## [TASK INSTRUCTIONS]
Quote the data below in full, minus the images.

## [MATERIAL PROVIDED]
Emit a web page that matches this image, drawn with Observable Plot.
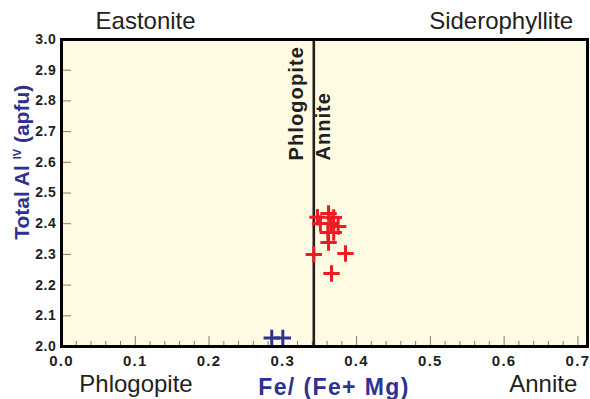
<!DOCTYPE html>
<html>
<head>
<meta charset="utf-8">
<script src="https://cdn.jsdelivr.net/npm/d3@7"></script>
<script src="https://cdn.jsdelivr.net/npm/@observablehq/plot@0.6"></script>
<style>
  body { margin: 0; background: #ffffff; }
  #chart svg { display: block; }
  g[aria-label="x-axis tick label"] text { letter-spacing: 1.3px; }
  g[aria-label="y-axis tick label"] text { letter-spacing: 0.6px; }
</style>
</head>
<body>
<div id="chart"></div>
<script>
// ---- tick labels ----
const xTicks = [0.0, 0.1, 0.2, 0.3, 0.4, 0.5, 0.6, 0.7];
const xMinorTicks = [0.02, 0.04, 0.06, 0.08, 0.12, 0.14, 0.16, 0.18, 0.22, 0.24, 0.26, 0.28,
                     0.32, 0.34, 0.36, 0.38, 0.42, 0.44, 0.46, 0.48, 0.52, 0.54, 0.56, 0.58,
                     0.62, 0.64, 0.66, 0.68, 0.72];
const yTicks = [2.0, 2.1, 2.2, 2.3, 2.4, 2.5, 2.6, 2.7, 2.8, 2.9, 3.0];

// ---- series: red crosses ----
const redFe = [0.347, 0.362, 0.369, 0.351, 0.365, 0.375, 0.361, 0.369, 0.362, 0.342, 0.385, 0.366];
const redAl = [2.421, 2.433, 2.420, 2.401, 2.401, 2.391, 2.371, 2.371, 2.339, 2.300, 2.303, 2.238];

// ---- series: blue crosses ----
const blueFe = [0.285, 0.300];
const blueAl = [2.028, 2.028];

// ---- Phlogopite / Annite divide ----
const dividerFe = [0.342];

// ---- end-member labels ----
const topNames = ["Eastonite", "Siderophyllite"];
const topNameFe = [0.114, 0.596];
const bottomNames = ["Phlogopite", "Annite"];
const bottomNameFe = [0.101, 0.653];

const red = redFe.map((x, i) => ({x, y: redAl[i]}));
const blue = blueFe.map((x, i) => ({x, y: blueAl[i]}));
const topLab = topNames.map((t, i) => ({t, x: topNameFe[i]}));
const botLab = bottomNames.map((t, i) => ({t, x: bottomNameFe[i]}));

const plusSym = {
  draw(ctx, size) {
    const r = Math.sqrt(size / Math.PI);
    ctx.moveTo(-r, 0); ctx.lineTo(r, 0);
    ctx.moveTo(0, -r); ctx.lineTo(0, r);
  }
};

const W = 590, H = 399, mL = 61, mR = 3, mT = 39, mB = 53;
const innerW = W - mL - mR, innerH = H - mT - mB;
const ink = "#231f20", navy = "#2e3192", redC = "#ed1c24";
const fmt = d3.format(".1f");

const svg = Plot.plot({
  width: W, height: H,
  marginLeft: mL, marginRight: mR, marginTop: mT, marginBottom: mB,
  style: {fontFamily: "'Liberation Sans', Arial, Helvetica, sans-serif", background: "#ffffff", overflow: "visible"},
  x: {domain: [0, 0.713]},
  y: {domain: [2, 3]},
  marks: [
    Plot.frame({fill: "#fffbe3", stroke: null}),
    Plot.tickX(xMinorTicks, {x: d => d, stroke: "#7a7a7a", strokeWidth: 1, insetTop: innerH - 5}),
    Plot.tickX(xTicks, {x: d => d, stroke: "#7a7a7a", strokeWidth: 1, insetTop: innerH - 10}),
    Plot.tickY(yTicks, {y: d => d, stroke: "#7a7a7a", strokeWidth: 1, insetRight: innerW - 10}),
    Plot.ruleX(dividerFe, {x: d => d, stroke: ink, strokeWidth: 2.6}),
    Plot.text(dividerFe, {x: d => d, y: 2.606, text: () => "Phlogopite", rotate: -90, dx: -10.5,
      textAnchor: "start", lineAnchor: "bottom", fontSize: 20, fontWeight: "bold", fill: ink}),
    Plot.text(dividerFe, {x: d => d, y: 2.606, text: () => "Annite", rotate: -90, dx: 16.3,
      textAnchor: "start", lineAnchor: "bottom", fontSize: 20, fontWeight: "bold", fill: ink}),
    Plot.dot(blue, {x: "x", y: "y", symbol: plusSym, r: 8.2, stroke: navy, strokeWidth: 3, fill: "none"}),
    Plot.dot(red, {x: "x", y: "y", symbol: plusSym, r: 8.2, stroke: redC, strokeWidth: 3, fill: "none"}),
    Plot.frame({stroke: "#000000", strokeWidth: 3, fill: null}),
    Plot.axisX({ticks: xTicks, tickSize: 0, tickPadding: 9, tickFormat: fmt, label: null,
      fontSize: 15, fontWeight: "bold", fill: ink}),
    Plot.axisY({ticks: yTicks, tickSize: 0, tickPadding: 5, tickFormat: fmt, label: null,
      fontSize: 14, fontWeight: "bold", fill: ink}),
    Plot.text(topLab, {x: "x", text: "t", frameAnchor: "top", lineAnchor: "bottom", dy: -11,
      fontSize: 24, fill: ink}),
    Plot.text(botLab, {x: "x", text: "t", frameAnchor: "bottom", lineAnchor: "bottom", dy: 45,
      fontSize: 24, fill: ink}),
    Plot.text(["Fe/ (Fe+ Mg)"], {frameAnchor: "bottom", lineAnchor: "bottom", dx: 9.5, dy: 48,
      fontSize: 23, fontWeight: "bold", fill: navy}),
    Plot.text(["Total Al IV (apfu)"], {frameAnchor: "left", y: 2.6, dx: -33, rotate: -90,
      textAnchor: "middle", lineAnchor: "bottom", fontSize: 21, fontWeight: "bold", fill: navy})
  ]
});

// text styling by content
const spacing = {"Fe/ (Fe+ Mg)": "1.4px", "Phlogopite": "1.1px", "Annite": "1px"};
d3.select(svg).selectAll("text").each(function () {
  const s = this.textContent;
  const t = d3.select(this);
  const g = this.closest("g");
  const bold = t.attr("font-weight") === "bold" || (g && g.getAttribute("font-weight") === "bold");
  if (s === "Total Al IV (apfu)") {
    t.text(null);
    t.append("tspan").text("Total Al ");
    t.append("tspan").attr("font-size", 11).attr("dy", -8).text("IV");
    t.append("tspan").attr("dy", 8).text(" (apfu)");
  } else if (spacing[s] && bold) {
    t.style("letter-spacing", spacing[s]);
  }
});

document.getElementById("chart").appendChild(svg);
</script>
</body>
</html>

## [ANSWER TO THE EXERCISE]
Emit a web page that matches this image, drawn with Observable Plot.
<!DOCTYPE html>
<html>
<head>
<meta charset="utf-8">
<script src="https://cdn.jsdelivr.net/npm/d3@7"></script>
<script src="https://cdn.jsdelivr.net/npm/@observablehq/plot@0.6"></script>
<style>
  body { margin: 0; background: #ffffff; }
  #chart svg { display: block; }
  g[aria-label="x-axis tick label"] text { letter-spacing: 1.3px; }
  g[aria-label="y-axis tick label"] text { letter-spacing: 0.6px; }
</style>
</head>
<body>
<div id="chart"></div>
<script>
// ---- tick labels ----
const xTicks = [0.0, 0.1, 0.2, 0.3, 0.4, 0.5, 0.6, 0.7];
const xMinorTicks = [0.02, 0.04, 0.06, 0.08, 0.12, 0.14, 0.16, 0.18, 0.22, 0.24, 0.26, 0.28,
                     0.32, 0.34, 0.36, 0.38, 0.42, 0.44, 0.46, 0.48, 0.52, 0.54, 0.56, 0.58,
                     0.62, 0.64, 0.66, 0.68, 0.72];
const yTicks = [2.0, 2.1, 2.2, 2.3, 2.4, 2.5, 2.6, 2.7, 2.8, 2.9, 3.0];

// ---- series: red crosses ----
const redFe = [0.347, 0.362, 0.369, 0.351, 0.365, 0.375, 0.361, 0.369, 0.362, 0.342, 0.385, 0.366];
const redAl = [2.421, 2.433, 2.420, 2.401, 2.401, 2.391, 2.371, 2.371, 2.339, 2.300, 2.303, 2.238];

// ---- series: blue crosses ----
const blueFe = [0.285, 0.300];
const blueAl = [2.028, 2.028];

// ---- Phlogopite / Annite divide ----
const dividerFe = [0.342];

// ---- end-member labels ----
const topNames = ["Eastonite", "Siderophyllite"];
const topNameFe = [0.114, 0.596];
const bottomNames = ["Phlogopite", "Annite"];
const bottomNameFe = [0.101, 0.653];

const red = redFe.map((x, i) => ({x, y: redAl[i]}));
const blue = blueFe.map((x, i) => ({x, y: blueAl[i]}));
const topLab = topNames.map((t, i) => ({t, x: topNameFe[i]}));
const botLab = bottomNames.map((t, i) => ({t, x: bottomNameFe[i]}));

const plusSym = {
  draw(ctx, size) {
    const r = Math.sqrt(size / Math.PI);
    ctx.moveTo(-r, 0); ctx.lineTo(r, 0);
    ctx.moveTo(0, -r); ctx.lineTo(0, r);
  }
};

const W = 590, H = 399, mL = 61, mR = 3, mT = 39, mB = 53;
const innerW = W - mL - mR, innerH = H - mT - mB;
const ink = "#231f20", navy = "#2e3192", redC = "#ed1c24";
const fmt = d3.format(".1f");

const svg = Plot.plot({
  width: W, height: H,
  marginLeft: mL, marginRight: mR, marginTop: mT, marginBottom: mB,
  style: {fontFamily: "'Liberation Sans', Arial, Helvetica, sans-serif", background: "#ffffff", overflow: "visible"},
  x: {domain: [0, 0.713]},
  y: {domain: [2, 3]},
  marks: [
    Plot.frame({fill: "#fffbe3", stroke: null}),
    Plot.tickX(xMinorTicks, {x: d => d, stroke: "#7a7a7a", strokeWidth: 1, insetTop: innerH - 5}),
    Plot.tickX(xTicks, {x: d => d, stroke: "#7a7a7a", strokeWidth: 1, insetTop: innerH - 10}),
    Plot.tickY(yTicks, {y: d => d, stroke: "#7a7a7a", strokeWidth: 1, insetRight: innerW - 10}),
    Plot.ruleX(dividerFe, {x: d => d, stroke: ink, strokeWidth: 2.6}),
    Plot.text(dividerFe, {x: d => d, y: 2.606, text: () => "Phlogopite", rotate: -90, dx: -10.5,
      textAnchor: "start", lineAnchor: "bottom", fontSize: 20, fontWeight: "bold", fill: ink}),
    Plot.text(dividerFe, {x: d => d, y: 2.606, text: () => "Annite", rotate: -90, dx: 16.3,
      textAnchor: "start", lineAnchor: "bottom", fontSize: 20, fontWeight: "bold", fill: ink}),
    Plot.dot(blue, {x: "x", y: "y", symbol: plusSym, r: 8.2, stroke: navy, strokeWidth: 3, fill: "none"}),
    Plot.dot(red, {x: "x", y: "y", symbol: plusSym, r: 8.2, stroke: redC, strokeWidth: 3, fill: "none"}),
    Plot.frame({stroke: "#000000", strokeWidth: 3, fill: null}),
    Plot.axisX({ticks: xTicks, tickSize: 0, tickPadding: 9, tickFormat: fmt, label: null,
      fontSize: 15, fontWeight: "bold", fill: ink}),
    Plot.axisY({ticks: yTicks, tickSize: 0, tickPadding: 5, tickFormat: fmt, label: null,
      fontSize: 14, fontWeight: "bold", fill: ink}),
    Plot.text(topLab, {x: "x", text: "t", frameAnchor: "top", lineAnchor: "bottom", dy: -11,
      fontSize: 24, fill: ink}),
    Plot.text(botLab, {x: "x", text: "t", frameAnchor: "bottom", lineAnchor: "bottom", dy: 45,
      fontSize: 24, fill: ink}),
    Plot.text(["Fe/ (Fe+ Mg)"], {frameAnchor: "bottom", lineAnchor: "bottom", dx: 9.5, dy: 48,
      fontSize: 23, fontWeight: "bold", fill: navy}),
    Plot.text(["Total Al IV (apfu)"], {frameAnchor: "left", y: 2.6, dx: -33, rotate: -90,
      textAnchor: "middle", lineAnchor: "bottom", fontSize: 21, fontWeight: "bold", fill: navy})
  ]
});

// text styling by content
const spacing = {"Fe/ (Fe+ Mg)": "1.4px", "Phlogopite": "1.1px", "Annite": "1px"};
d3.select(svg).selectAll("text").each(function () {
  const s = this.textContent;
  const t = d3.select(this);
  const g = this.closest("g");
  const bold = t.attr("font-weight") === "bold" || (g && g.getAttribute("font-weight") === "bold");
  if (s === "Total Al IV (apfu)") {
    t.text(null);
    t.append("tspan").text("Total Al ");
    t.append("tspan").attr("font-size", 11).attr("dy", -8).text("IV");
    t.append("tspan").attr("dy", 8).text(" (apfu)");
  } else if (spacing[s] && bold) {
    t.style("letter-spacing", spacing[s]);
  }
});

document.getElementById("chart").appendChild(svg);
</script>
</body>
</html>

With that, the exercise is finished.